Kassampy Construction, a local civil engineering company will work on a 12 kilometer stretch of road over the next six months, to connect more than two hundred coffee farmers, to markets.
This road rehabilitation is being facilitated through the World Bank’s PPAP program.
For Eastern Highlands Province, coffee remains one crop that provides income for a sizeable population.
A good number of organic coffee comes from this province, with production quantity, and quality improving each year.
The Papua New Guinea Coffee Industry Corporation has received support from the World Bank to assist in rehabilitating infrastructure to enable coffee from growers to reach markets.
Among them, selected roads in key areas.
Recently a contract was awarded to local company Kassampy Construction Limited for the rehabilitation of 12.8 kilometers of the road in the Eastern Highlands.
“This is a 12.8km feeder road from Yasubi to Purosa. It’s a road that has deteriorated over time,” Kassampy Construction Ltd Managing Director, Pius Pekofira said,” a lot of organic coffee comes from this area’.
This is not the first time for this company to be awarded a road work contract – they also successfully delivered a similar project in 2017 through the World Bank’s PPAP Program.

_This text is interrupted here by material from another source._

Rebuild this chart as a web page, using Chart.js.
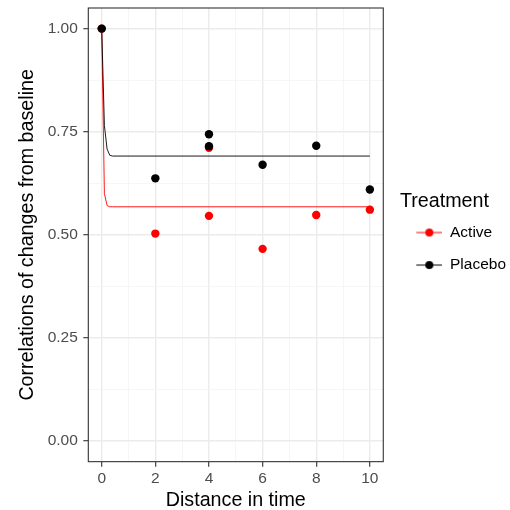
<!DOCTYPE html>
<html>
<head>
<meta charset="utf-8">
<script src="https://cdn.jsdelivr.net/npm/chart.js@4.4.0/dist/chart.umd.min.js"></script>
<style>
  html, body { margin: 0; padding: 0; background: #fff; }
  #wrap { width: 510px; height: 510px; }
</style>
</head>
<body>
<div id="wrap"><canvas id="myChart"></canvas></div>
<script>
// observed correlations by distance in time
var distance = [0, 2, 4, 4, 6, 8, 10];
var activeCorr = [1.00, 0.503, 0.546, 0.711, 0.466, 0.548, 0.561];
var placeboCorr = [1.00, 0.637, 0.744, 0.715, 0.670, 0.716, 0.610];

// fitted curves
var fitX = [0, 0.1, 0.2, 0.3, 0.4, 10];
var activeFit = [1.00, 0.600, 0.571, 0.568, 0.568, 0.568];
var placeboFit = [1.00, 0.765, 0.708, 0.693, 0.691, 0.691];

// axis ticks (majors get labels)
var xTicks = [0, 1, 2, 3, 4, 5, 6, 7, 8, 9, 10];
var xLabels = ['0', '', '2', '', '4', '', '6', '', '8', '', '10'];
var yTicks = [0, 0.125, 0.25, 0.375, 0.5, 0.625, 0.75, 0.875, 1];
var yLabels = ['0.00', '', '0.25', '', '0.50', '', '0.75', '', '1.00'];

var groups = ['Active', 'Placebo'];
var colors = ['#FF0000', '#000000'];

function pts(xs, ys) {
    return xs.map(function (x, i) { return {x: x, y: ys[i]}; });
}

// legend key: short line with a dot, with some blank room on the left
function keyIcon(color) {
    var c = document.createElement('canvas');
    c.width = 42; c.height = 10;
    var g = c.getContext('2d');
    g.strokeStyle = color; g.lineWidth = 1;
    g.beginPath(); g.moveTo(16, 5); g.lineTo(42, 5); g.stroke();
    g.fillStyle = color;
    g.beginPath(); g.arc(29, 5, 4, 0, Math.PI * 2); g.fill();
    return c;
}

var panelBorder = {
    id: 'panelBorder',
    afterDraw: function (chart) {
        var a = chart.chartArea, ctx = chart.ctx;
        ctx.save();
        ctx.strokeStyle = '#333333';
        ctx.lineWidth = 1.1;
        ctx.strokeRect(a.left, a.top, a.right - a.left, a.bottom - a.top);
        ctx.restore();
    }
};

Chart.defaults.font.family = "'Liberation Sans', Arial, sans-serif";

function isMajor(labels, c) {
    return labels[c.index] !== '';
}

var ctx = document.getElementById('myChart').getContext('2d');
var myChart = new Chart(ctx, {
    type: 'scatter',
    data: {
        datasets: [
            { label: 'Placebo', data: pts(distance, placeboCorr), backgroundColor: colors[1], borderWidth: 0, pointRadius: 4.2, order: 1 },
            { label: 'Active', data: pts(distance, activeCorr), backgroundColor: colors[0], borderWidth: 0, pointRadius: 4.2, order: 2 },
            { label: 'Placebo fit', data: pts(fitX, placeboFit), showLine: true, borderColor: colors[1], borderWidth: 0.9, pointRadius: 0, order: 3 },
            { label: 'Active fit', data: pts(fitX, activeFit), showLine: true, borderColor: colors[0], borderWidth: 0.9, pointRadius: 0, order: 4 }
        ]
    },
    options: {
        responsive: true,
        maintainAspectRatio: false,
        animation: false,
        layout: { padding: { left: 16, right: 4.3, top: 8, bottom: 0 } },
        plugins: {
            tooltip: { enabled: false },
            legend: {
                position: 'right',
                align: 'start',
                title: { display: true, text: 'Treatment', color: '#000', font: { size: 19.7, lineHeight: 0.8 }, padding: { top: 184, bottom: 0 } },
                labels: {
                    usePointStyle: true,
                    pointStyleWidth: 42,
                    padding: 17,
                    color: '#000',
                    font: { size: 15.5 },
                    generateLabels: function () {
                        return groups.map(function (g, i) {
                            return { text: g, pointStyle: keyIcon(colors[i]), fillStyle: colors[i], strokeStyle: colors[i], lineWidth: 0, fontColor: '#000' };
                        });
                    }
                }
            }
        },
        scales: {
            x: {
                type: 'linear',
                min: -0.5,
                max: 10.5,
                afterBuildTicks: function (scale) { scale.ticks = xTicks.map(function (v) { return {value: v}; }); },
                ticks: {
                    autoSkip: false,
                    maxRotation: 0,
                    color: '#4D4D4D',
                    font: { size: 15.5, lineHeight: 1 },
                    padding: 4.7,
                    callback: function (v, i) { return xLabels[i]; }
                },
                grid: {
                    color: function (c) { return isMajor(xLabels, c) ? '#EBEBEB' : '#F4F4F4'; },
                    lineWidth: function (c) { return isMajor(xLabels, c) ? 1.4 : 0.8; },
                    tickColor: function (c) { return isMajor(xLabels, c) ? '#333333' : 'rgba(0,0,0,0)'; },
                    tickLength: 5,
                    tickWidth: 1.1
                },
                border: { display: false },
                title: { display: true, text: 'Distance in time', color: '#000', font: { size: 19.7 }, padding: { top: -3.2, bottom: -2 } }
            },
            y: {
                type: 'linear',
                min: -0.05,
                max: 1.05,
                afterBuildTicks: function (scale) { scale.ticks = yTicks.map(function (v) { return {value: v}; }); },
                afterFit: function (scale) { scale.paddingTop = 0; },
                ticks: {
                    autoSkip: false,
                    color: '#4D4D4D',
                    font: { size: 15.5 },
                    padding: 5.5,
                    callback: function (v, i) { return yLabels[i]; }
                },
                grid: {
                    color: function (c) { return isMajor(yLabels, c) ? '#EBEBEB' : '#F4F4F4'; },
                    lineWidth: function (c) { return isMajor(yLabels, c) ? 1.4 : 0.8; },
                    tickColor: function (c) { return isMajor(yLabels, c) ? '#333333' : 'rgba(0,0,0,0)'; },
                    tickLength: 5,
                    tickWidth: 1.1
                },
                border: { display: false },
                title: { display: true, text: 'Correlations of changes from baseline', color: '#000', font: { size: 19.7 }, padding: { top: 0, bottom: 2.5 } }
            }
        }
    },
    plugins: [panelBorder]
});
</script>
</body>
</html>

“I can say that the work speaks for itself. They saw that our work allowed bigger vehicles to transport coffee.”
For this company, a commitment to quality is one that they will stick to, so that coffee farmers in the rural Eastern Highlands can have easy access to markets in the province, and beyond.
“CIC saw the need for the transportation of this coffee. So through the World Bank and PPAP, we were awarded this contract to fix this road,” Pekofira said, “they need the road to transport the coffee to markets.”